必死に努力しても報われなかった理由
――ぐんぐん引き込まれるエピソードの中で、カジサックさんの壮絶な挫折経験についても触れられていました。そこで、「努力が結果に繋がらなくて悔しい」と感じた経験について、お聞きしてもよろしいでしょうか。芸能界とは異なる、一般企業で働くビジネスパーソンでも、「必死に努力してるつもりなのに、頑張りが評価につながらない」といった空回り感で葛藤している人も多いと思うんです。そんな悩みを解決する方法、辛い時期を乗り越える方法について、カジサックさんのご意見を聞かせていただけたらな、と思って。
カジサック:いま、いちばんパッと浮かんだのは、「ひな壇」での失敗ですかね。
そうだな、ボクがずっとレギュラー出演していた「はねるのトびら」が終わった直後くらいのことでしょうか。「はねトび」は深夜番組時代から11年間続いていて、当初、ヒヨッコ芸人だったボクは、「はねトび」にすべてをかける! くらいのつもりで取り組んでいました。
だから、それ以外のことにあまり目を向ける余裕がなかったんですよね。番組が終わって気がついたら、バラエティの座組が大きく変わっていたんです。MCがいて、たくさんの人がずらりと並ぶ、ひな壇番組ばかりが作られるようになっていた。
――たしかにその頃、コントや漫才を観るのが中心の「お笑い番組」ブームが、ちょっとだけ落ちついた雰囲気がありましたよね。
カジサック:そうそう。お笑い番組がコンビではなく、単独で呼ばれるようになったんですよね。ゲストとしてしっかりトークするのではなく、MCに振られて発言する。誰かの話に乗っかっていって、ときには話を遮って、爪痕を残さなきゃいけない。
それが、ボクには本当に向いてなかったんです。メンタルも結構弱いし、気ぃ遣いなところがあるので、「せっかく誰かがおもしろい話をしてはるなら、じっくり聞いてあげよか」という気持ちになってしまう。人を押しのけて前に出る、というのがどうしてもできなかったんですよね。
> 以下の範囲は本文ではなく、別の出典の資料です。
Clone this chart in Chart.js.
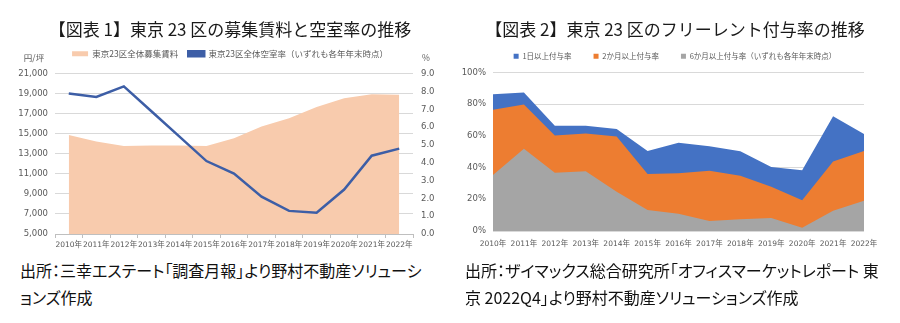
<!DOCTYPE html>
<html lang="ja">
<head>
<meta charset="utf-8">
<script src="https://cdn.jsdelivr.net/npm/chart.js@4.4.0/dist/chart.umd.min.js"></script>
<style>
  html, body { margin: 0; padding: 0; background: #fff; }
  #page { position: relative; width: 900px; height: 323px; overflow: hidden; }
  .box { position: absolute; top: 0; width: 450px; }
  .note {
    position: absolute; top: 257px;
    font-family: 'Noto Sans CJK JP', sans-serif; font-size: 16px; line-height: 27px;
    color: #111; white-space: nowrap; transform-origin: 0 0;
    font-feature-settings: "palt";
  }
</style>
</head>
<body>
<div id="page">
  <div class="box" style="left:0; height:254px"><canvas id="chart-rent"></canvas></div>
  <div class="box" style="left:450px; height:260px"><canvas id="chart-free"></canvas></div>
  <div class="note" style="left:20px">出所：三幸エステート「調査月報」より野村不動産ソリューシ<br>ョンズ作成</div>
  <div class="note" style="left:465px">出所：ザイマックス総合研究所「オフィスマーケットレポート 東<br>京 2022Q4」より野村不動産ソリューションズ作成</div>
</div>
<script>
// 年次ラベル
var years = ['2010年', '2011年', '2012年', '2013年', '2014年', '2015年', '2016年',
             '2017年', '2018年', '2019年', '2020年', '2021年', '2022年'];

// 図表1：募集賃料（円/坪）と空室率（%）
var rentYen    = [14900, 14250, 13800, 13850, 13850, 13800, 14560, 15750, 16570, 17700, 18570, 18970, 18910];
var vacancyPct = [7.9, 7.7, 8.3, 6.9, 5.5, 4.1, 3.4, 2.1, 1.3, 1.2, 2.5, 4.4, 4.8];

// 図表2：フリーレント付与率（%）
var free1Day   = [86.2, 87.3, 66.4, 66.4, 64.3, 50.5, 55.6, 53.5, 50.3, 40.4, 38.3, 72.3, 61.1];
var free2Month = [76.5, 79.7, 60.2, 61.5, 59.6, 35.9, 36.4, 38.0, 34.9, 27.9, 19.4, 43.8, 50.5];
var free6Month = [35.3, 51.8, 36.8, 37.6, 24.7, 13.3, 10.8, 6.3, 7.4, 8.2, 2.1, 12.7, 19.0];

var TICK_FONT = "'DejaVu Sans', 'Noto Sans CJK JP', sans-serif";
var JP_FONT = "'Noto Sans CJK JP', sans-serif";
var GREY_TEXT = '#595959';
var GRID = '#d9d9d9';

Chart.defaults.font.family = TICK_FONT;
Chart.defaults.color = GREY_TEXT;

// 凡例ボックスの高さを調整する（extra は負でも可）
var legendGap = {
  id: 'legendGap',
  beforeInit: function (chart, args, opts) {
    var legend = chart.legend;
    if (!legend) return;
    var fit = legend.fit;
    legend.fit = function () {
      fit.call(legend);
      legend.height += opts.extra || 0;
    };
  }
};

// 軸の単位（円/坪, %）
var axisUnits = {
  id: 'axisUnits',
  afterDraw: function (chart, args, opts) {
    var ctx = chart.ctx, area = chart.chartArea;
    ctx.save();
    ctx.font = '8.5px ' + JP_FONT;
    ctx.fillStyle = GREY_TEXT;
    ctx.textBaseline = 'middle';
    ctx.textAlign = 'center';
    ctx.fillText(opts.left, area.left - 21, area.top - 16);
    ctx.fillText(opts.right, area.right + 13, area.top - 16);
    ctx.restore();
  }
};

function titleOpts(text, bottomPad) {
  return {
    display: true, text: text, color: '#1a1a1a',
    font: { family: JP_FONT, size: 17, weight: 'normal', lineHeight: 1.2 },
    padding: { top: 19, bottom: bottomPad }
  };
}

new Chart(document.getElementById('chart-rent'), {
  type: 'line',
  data: {
    labels: years,
    datasets: [
      { label: '東京23区全体募集賃料', data: rentYen, yAxisID: 'y',
        fill: 'start', backgroundColor: '#f8cbad', borderColor: '#f8cbad', borderWidth: 0,
        pointRadius: 0, tension: 0 },
      { label: '東京23区全体空室率（いずれも各年年末時点）', data: vacancyPct, yAxisID: 'y2',
        fill: false, borderColor: '#3d5ea6', backgroundColor: '#3d5ea6', borderWidth: 2.5,
        pointRadius: 0, tension: 0 }
    ]
  },
  options: {
    responsive: true, maintainAspectRatio: false, animation: false,
    layout: { padding: { left: 10, right: 0, top: 0, bottom: 1 } },
    plugins: {
      title: titleOpts('【図表 1】東京 23 区の募集賃料と空室率の推移', 0),
      legend: {
        labels: { boxWidth: 16, boxHeight: 5, padding: 10, color: GREY_TEXT,
                  font: { family: JP_FONT, size: 8.5 } }
      },
      legendGap: { extra: 6 },
      axisUnits: { left: '円/坪', right: '%' },
      filler: { drawTime: 'beforeDatasetsDraw' },
      tooltip: { enabled: false }
    },
    scales: {
      x: {
        offset: true,
        grid: { offset: true, drawOnChartArea: false, drawTicks: true, tickLength: 4, color: '#bfbfbf' },
        border: { display: true, color: '#bfbfbf' },
        ticks: { font: { size: 7.5 }, maxRotation: 0, autoSkip: false, padding: 3 }
      },
      y: {
        position: 'left', min: 5000, max: 21000,
        afterFit: function (s) { s.width = 45; },
        grid: { color: GRID, drawTicks: false },
        border: { display: false },
        ticks: { stepSize: 2000, padding: 7, font: { size: 8.5 },
                 callback: function (v) { return v.toLocaleString('en-US'); } }
      },
      y2: {
        position: 'right', min: 0, max: 9,
        afterFit: function (s) { s.width = 37; },
        grid: { drawOnChartArea: false, drawTicks: false },
        border: { display: false },
        ticks: { stepSize: 1, padding: 8, font: { size: 8.5 },
                 callback: function (v) { return v.toFixed(1); } }
      }
    }
  },
  plugins: [legendGap, axisUnits]
});

// 重ね面グラフ：後ろの系列ほど手前に描かれるよう 6か月→2か月→1日 の順で登録
new Chart(document.getElementById('chart-free'), {
  type: 'line',
  data: {
    labels: years,
    datasets: [
      { label: '6か月以上付与率（いずれも各年年末時点）', data: free6Month,
        fill: 'origin', backgroundColor: '#a5a5a5', borderColor: '#a5a5a5', borderWidth: 0, pointRadius: 0 },
      { label: '2か月以上付与率', data: free2Month,
        fill: 'origin', backgroundColor: '#ed7d31', borderColor: '#ed7d31', borderWidth: 0, pointRadius: 0 },
      { label: '1日以上付与率', data: free1Day,
        fill: 'origin', backgroundColor: '#4472c4', borderColor: '#4472c4', borderWidth: 0, pointRadius: 0 }
    ]
  },
  options: {
    responsive: true, maintainAspectRatio: false, animation: false,
    layout: { padding: { left: 0, right: 0, top: 0, bottom: 2 } },
    plugins: {
      title: titleOpts('【図表 2】東京 23 区のフリーレント付与率の推移', -9),
      legend: {
        reverse: true,
        labels: { boxWidth: 5, boxHeight: 5, padding: 22, color: GREY_TEXT,
                  font: { family: JP_FONT, size: 7.5 } }
      },
      legendGap: { extra: 2.5 },
      tooltip: { enabled: false }
    },
    scales: {
      x: {
        offset: false,
        grid: { display: false, drawTicks: false },
        border: { display: false },
        ticks: { font: { size: 7.5 }, maxRotation: 0, autoSkip: false, padding: 9 }
      },
      y: {
        position: 'left', min: 0, max: 100,
        afterFit: function (s) { s.width = 43; },
        grid: { color: GRID, drawTicks: false },
        border: { display: false },
        ticks: { stepSize: 20, padding: 7, font: { size: 8.5 },
                 callback: function (v) { return v + '%'; } }
      },
      pad: {
        position: 'right', display: true,
        afterFit: function (s) { s.width = 36; },
        grid: { display: false }, border: { display: false }, ticks: { display: false }
      }
    }
  },
  plugins: [legendGap]
});
</script>
</body>
</html>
当時は、「ひな壇で活躍できないやつは生き残れない」みたいな空気もあったので、「キングコングの名前のためになんとかテレビに出なきゃ」と焦っていたんですけど、せっかくオファーをいただいてもずっと結果が出せなかった。
――お笑いの世界だけでなく、一般のビジネスパーソンの世界でも、そういうこと、ある気がします。ガンガン前に出てアピールしないと結果は出ないとわかっているのに、他の人を優先させてしまい、結局目立たない、評価されづらい仕事ばかりやってしまう……というような。
カジサック:ああ、そこは通じる部分はあるのかもしれないですね。ボクもそんなこんなで、ひな壇でうまく自分を出せず、手応えもなく、爪痕どころか引っ掻き傷すら残せない……という日々が続いていました。
一方で、相方の西野は本当にスゴいヤツで、「よっしゃ! こんなチャンスのときに、前に出ないでどないすんねん!」と、臆さず結果を出せていた。さらにその後も、絵本作家としての才能を開花させ、テレビじゃない場所でも活躍している。一方で、ひな壇番組への出演依頼もどんどん減っていく自分。やりたいこともわからないし、何が向いているのかもわからない。「何やってんねやろ、自分」と、あのときは結構、きつかったですね。
――書籍にも西野さんとのエピソードがたくさん書かれていましたが、いまおっしゃったような、コンビとしての過渡期にも、漫才は続けていたんですよね。
カジサック:そうですね。脚本、監督、絵コンテをこなした映画『えんとつ街のプペル』が大ヒットし、西野が大忙しだった時期も、ボクらは劇場の舞台で漫才を続けていました。月に20本~30本も舞台に立ち続けて。いま考えると、西野は他にもやりたいことがあったはずなのに、ボクのためにキングコングとして漫才を続けてくれてたんですよね。ボクの生活のために。吉本からちゃんとお給料が出て、嫁と子どもたちが不自由なくご飯を食べられていたのは、西野のおかげだったんです。あの当時は、申し訳なさと情けなさとさびしさでいっぱいでしたね。